The NCAA is an association that governs sporting activities in colleges and universities in the United States. 

It issues and enforces rules regarding amateur student athletes in colleges. 

Some of these rules regard the amount of money universities and colleges may pay students who participate in athletic competitions for their colleges. 

Education-based benefits

In contention in this case was a rule that restricts the amount that a college may pay an athlete representing it in sports while a student. Students have complained that these restrictions provide an unfair restriction on the rights of students to be paid a fair compensation for their efforts, especially because college sports in the United States is a source of huge revenues and marketing attention of the colleges. 

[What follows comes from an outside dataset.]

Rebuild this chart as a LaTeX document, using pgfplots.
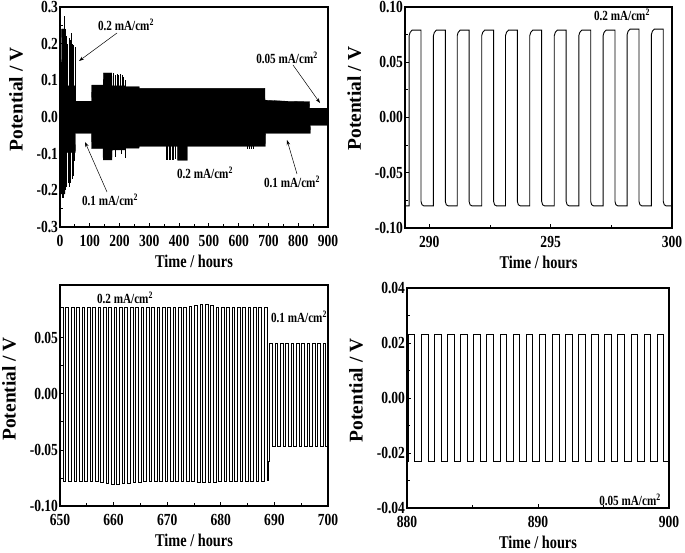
\documentclass[border=0pt]{standalone}
\usepackage{fontspec}
\setmainfont{Liberation Serif}[FakeStretch=0.8]
\newfontfamily\vfont{Liberation Serif}
\usepackage{pgfplots}
\pgfplotsset{compat=1.18}
\usetikzlibrary{arrows.meta}
\pgfplotsset{
  panel/.style={
    scale only axis,
    axis line style={line width=1.1pt},
    tick align=inside, tick pos=left,
    major tick length=4bp, minor tick length=2.5bp,
    every tick/.style={black, line width=0.8pt},
    tick label style={font=\bfseries\fontsize{17}{17}\selectfont},
    xticklabel style={yshift=-5bp},
    yticklabel style={xshift=1.5bp},
    scaled ticks=false,
    /pgf/number format/assume math mode=true,
    /pgf/number format/.cd, fixed, fixed zerofill, /pgfplots/.cd,
    xlabel={Time / hours}, ylabel={Potential / V},
    every axis x label/.style={at={(axis description cs:0.5,-0.155)}, anchor=center, font=\bfseries\fontsize{18}{18}\selectfont},
    every axis y label/.style={at={(axis description cs:-0.19,0.5)}, anchor=center, rotate=90, font=\vfont\bfseries\fontsize{19.5}{19.5}\selectfont},
    minor tick num=1,
  },
}
\tikzset{ann/.style={font=\bfseries\fontsize{14}{14}\selectfont, inner sep=0pt}}
\begin{document}
\begin{tikzpicture}[x=1bp,y=1bp]
\useasboundingbox (0,0) rectangle (685,553);
% ---------------- top-left ----------------
\begin{axis}[panel, at={(60bp,326bp)}, anchor=south west, width=268bp, height=220bp,
  xmin=0, xmax=900, ymin=-0.3, ymax=0.3, xtick={0,100,...,900}, ytick={-0.3,-0.2,...,0.3},
  yticklabel style={/pgf/number format/precision=1},
  xticklabel style={/pgf/number format/precision=0},
  every axis y label/.append style={at={(axis description cs:-0.164,0.58)}}]
\addplot[fill=black, draw=black, line width=0.3pt] coordinates {
(0,0) (0.5,0.14) (5,0.15) (5.5,0.24) (17,0.24) (17.5,0.085) (52,0.085) (52.5,0.043)
(106,0.043) (106.5,0.087) (145,0.087) (145.5,0.12) (174,0.12) (174.5,0.085) (220,0.085)
(220.5,0.083) (266,0.083) (266.5,0.078) (688,0.078) (688.5,0.046) (760,0.043) (838,0.042)
(838.5,0.024) (900,0.024)
(900,-0.023) (841,-0.023) (840.5,-0.045) (690.5,-0.045) (690,-0.08) (428,-0.08) (428,-0.118)
(395,-0.118) (395,-0.08) (266,-0.08) (265.5,-0.085) (220,-0.085) (219.5,-0.09) (175,-0.09)
(174.5,-0.117) (145,-0.117) (144.5,-0.086) (106,-0.086) (105.5,-0.045) (52,-0.045) (51.5,-0.097)
(17,-0.097) (16.5,-0.21) (3,-0.21) (2.5,-0.1) (0,-0.1)
} -- cycle;
\addplot[ycomb, black, line width=0.7pt] coordinates {
(3,0.14) (7,0.24) (10,0.24) (14,0.275) (17,0.24) (22,0.22) (25,0.2) (30,0.215) (34,0.21)
(38,0.23) (42,0.2) (46,0.195) (50,0.19)
(180,0.12) (185,0.115) (192,0.118) (197,0.115) (203,0.118) (208,0.115) (214,0.11) (219,0.1)
};
\addplot[ycomb, black, line width=0.7pt] coordinates {
(1,-0.3) (4,-0.2) (8,-0.22) (12,-0.22) (17,-0.2) (22,-0.19) (27,-0.18) (31,-0.19) (36,-0.18)
(40,-0.17) (44,-0.16) (48,-0.12)
(187,-0.11) (205,-0.1) (218,-0.113)
(357,-0.118) (362,-0.118) (367,-0.116) (372,-0.118) (377,-0.117) (382,-0.118) (388,-0.115)
(630,-0.088) (636,-0.088) (642,-0.088) (648,-0.087)
};
\end{axis}
% ---------------- top-right ----------------
\begin{axis}[panel, at={(405bp,325bp)}, anchor=south west, width=267bp, height=221bp,
  xmin=289, xmax=300, ymin=-0.1, ymax=0.1, xtick={290,295,300}, minor xtick={292.5,297.5},
  ytick={-0.1,-0.05,...,0.1},
  yticklabel style={/pgf/number format/precision=2},
  xticklabel style={/pgf/number format/precision=0},
  every axis y label/.append style={at={(axis description cs:-0.19,0.585)}}]
\addplot[black, line width=0.9pt] coordinates {
(289,-0.080)
(289.17,-0.080) (289.17,0.074) (289.21,0.077) (289.29,0.079) (289.66,0.079) (289.66,-0.076) (289.70,-0.079) (289.78,-0.080)
(290.17,-0.080) (290.17,0.074) (290.21,0.077) (290.29,0.079) (290.66,0.079) (290.66,-0.076) (290.70,-0.079) (290.78,-0.080)
(291.15,-0.080) (291.15,0.074) (291.19,0.077) (291.27,0.079) (291.64,0.079) (291.64,-0.076) (291.68,-0.079) (291.76,-0.080)
(292.16,-0.080) (292.16,0.074) (292.20,0.077) (292.28,0.079) (292.65,0.079) (292.65,-0.076) (292.69,-0.079) (292.77,-0.080)
(293.14,-0.080) (293.14,0.074) (293.18,0.077) (293.26,0.079) (293.63,0.079) (293.63,-0.076) (293.67,-0.079) (293.75,-0.080)
(294.14,-0.080) (294.14,0.074) (294.18,0.077) (294.26,0.079) (294.63,0.079) (294.63,-0.076) (294.67,-0.079) (294.75,-0.080)
(295.15,-0.080) (295.15,0.074) (295.19,0.077) (295.27,0.079) (295.64,0.079) (295.64,-0.076) (295.68,-0.079) (295.76,-0.080)
(296.16,-0.080) (296.16,0.074) (296.20,0.077) (296.28,0.079) (296.65,0.079) (296.65,-0.076) (296.69,-0.079) (296.77,-0.080)
(297.16,-0.080) (297.16,0.074) (297.20,0.077) (297.28,0.079) (297.65,0.079) (297.65,-0.076) (297.69,-0.079) (297.77,-0.080)
(298.15,-0.080) (298.15,0.075) (298.19,0.078) (298.27,0.080) (298.64,0.080) (298.64,-0.076) (298.68,-0.079) (298.76,-0.080)
(299.15,-0.080) (299.15,0.075) (299.19,0.078) (299.27,0.080) (299.64,0.080) (299.64,-0.076) (299.68,-0.079) (299.76,-0.080)
(300,-0.080)
};
\end{axis}
% ---------------- bottom-left ----------------
\begin{axis}[panel, at={(60bp,47bp)}, anchor=south west, width=268bp, height=221bp,
  xmin=650, xmax=700, ymin=-0.1, ymax=0.097, xtick={650,660,...,700},
  ytick={-0.1,-0.05,0,0.05},
  yticklabel style={/pgf/number format/precision=2},
  xticklabel style={/pgf/number format/precision=0},
  every axis y label/.append style={at={(axis description cs:-0.19,0.53)}}]
\addplot[const plot, black, line width=0.8pt] coordinates {
(650,-0.078)
(650.1,0.077) (650.6,-0.078) (651.1,0.077) (651.6,-0.078) (652.1,0.077) (652.6,-0.078)
(653.1,0.077) (653.6,-0.078) (654.1,0.077) (654.6,-0.078) (655.1,0.077) (655.6,-0.078)
(656.1,0.077) (656.6,-0.078) (657.1,0.077) (657.6,-0.079) (658.1,0.077) (658.6,-0.080)
(659.1,0.077) (659.6,-0.081) (660.1,0.077) (660.6,-0.081) (661.1,0.077) (661.6,-0.080)
(662.1,0.077) (662.6,-0.080) (663.1,0.077) (663.6,-0.079) (664.1,0.077) (664.6,-0.079)
(665.1,0.077) (665.6,-0.078) (666.1,0.077) (666.6,-0.078) (667.1,0.077) (667.6,-0.078)
(668.1,0.077) (668.6,-0.078) (669.1,0.077) (669.6,-0.078) (670.1,0.077) (670.6,-0.078)
(671.1,0.077) (671.6,-0.078) (672.1,0.077) (672.6,-0.078) (673.1,0.077) (673.6,-0.078)
(674.1,0.078) (674.6,-0.078) (675.1,0.079) (675.6,-0.079) (676.1,0.080) (676.6,-0.079)
(677.1,0.080) (677.6,-0.079) (678.1,0.079) (678.6,-0.079) (679.1,0.077) (679.6,-0.078)
(680.1,0.077) (680.6,-0.078) (681.1,0.077) (681.6,-0.078) (682.1,0.077) (682.6,-0.078)
(683.1,0.077) (683.6,-0.078) (684.1,0.077) (684.6,-0.078) (685.1,0.077) (685.6,-0.078)
(686.1,0.077) (686.6,-0.078) (687.1,0.077) (687.6,-0.078) (688.1,0.077) (688.6,-0.077)
(688.85,-0.060) (689.1,0.045) (689.6,-0.047) (690.1,0.045) (690.6,-0.047) (691.1,0.045)
(691.6,-0.047) (692.1,0.045) (692.6,-0.047) (693.1,0.045) (693.6,-0.047) (694.1,0.045)
(694.6,-0.047) (695.1,0.045) (695.6,-0.047) (696.1,0.045) (696.6,-0.047) (697.1,0.045)
(697.6,-0.047) (698.1,0.045) (698.6,-0.047) (699.1,0.045) (699.6,-0.047) (700,-0.047)
};
\end{axis}
% ---------------- bottom-right ----------------
\begin{axis}[panel, at={(407bp,45bp)}, anchor=south west, width=262bp, height=220bp,
  xmin=880, xmax=900, ymin=-0.04, ymax=0.04, xtick={880,890,900}, minor xtick={885,895},
  ytick={-0.04,-0.02,0,0.02,0.04}, minor ytick={-0.03,-0.01,0.01,0.03},
  yticklabel style={/pgf/number format/precision=2},
  xticklabel style={/pgf/number format/precision=0},
  every axis y label/.append style={at={(axis description cs:-0.195,0.535)}}]
\addplot[const plot, black, line width=0.9pt] coordinates {
(880,-0.023)
(880.1,0.023) (880.6,-0.023) (881.1,0.023) (881.6,-0.023) (882.1,0.023) (882.6,-0.023)
(883.1,0.023) (883.6,-0.023) (884.1,0.023) (884.6,-0.023) (885.1,0.023) (885.6,-0.023)
(886.1,0.023) (886.6,-0.023) (887.1,0.023) (887.6,-0.023) (888.1,0.023) (888.6,-0.023)
(889.1,0.023) (889.6,-0.023) (890.1,0.023) (890.6,-0.023) (891.1,0.023) (891.6,-0.023)
(892.1,0.023) (892.6,-0.023) (893.1,0.023) (893.6,-0.023) (894.1,0.023) (894.6,-0.023)
(895.1,0.023) (895.6,-0.023) (896.1,0.023) (896.6,-0.023) (897.1,0.023) (897.6,-0.023)
(898.1,0.023) (898.6,-0.023) (899.1,0.023) (899.6,-0.023) (900,-0.023)
};
\end{axis}
% ---------------- annotations ----------------
\node[ann] at (126,528) {0.2 mA/cm\textsuperscript{2}};
\draw[-{Stealth[length=5bp,width=3.5bp]}, line width=0.5pt] (117,520) -- (79,492);
\node[ann] at (110,353) {0.1 mA/cm\textsuperscript{2}};
\draw[-{Stealth[length=5bp,width=3.5bp]}, line width=0.5pt] (107,361) -- (85,411);
\node[ann] at (205,380) {0.2 mA/cm\textsuperscript{2}};
\node[ann] at (292,371) {0.1 mA/cm\textsuperscript{2}};
\draw[-{Stealth[length=5bp,width=3.5bp]}, line width=0.5pt] (297,379) -- (287,413);
\node[ann] at (287,495) {0.05 mA/cm\textsuperscript{2}};
\draw[-{Stealth[length=5bp,width=3.5bp]}, line width=0.5pt] (293,488) -- (320,450);
\node[ann] at (622,538) {0.2 mA/cm\textsuperscript{2}};
\node[ann] at (125,255) {0.2 mA/cm\textsuperscript{2}};
\node[ann] at (299,236) {0.1 mA/cm\textsuperscript{2}};
\node[ann] at (630,53) {0.05 mA/cm\textsuperscript{2}};
\end{tikzpicture}
\end{document}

The case was brought by current and former student athletes who argued that the rules restricting compensation such as maximum limits on the cash that may be paid to students or the extent of scholarships made by a monopolistic association like the NCAA served unfair purposes.

They further argued the rules limited their right to receive funding and support and scholarships for post-graduate studies and earn wages and was therefore un constitutional for hindering interstate commerce, contrary to the US Constitution.

This, they added, resulted in a situation that hinders fair competition in the business that college athletics had clearly become in that country, despite the NCAA’s insistence that college sports should be for amateurs and not professional athletes.

The Supreme Court held that a lower court’s decision that had struck out as illegal the NCAA rules limiting the education-based benefits that colleges could make to student athletes as part of athletics scholarships was right and dismissed the NCAA’s appeal. 

However, more important was the awareness of the judges that the real answer to these challenges was probably not legal. Justice Gorsuch said that judges must be mindful of their limitations as generalists as lawyers and outsiders in trying to understand intricate business relationships. 

These cases each have some far-reaching effect beyond the parties in those decisions and give new light to legal issues within business and in the lives of persons.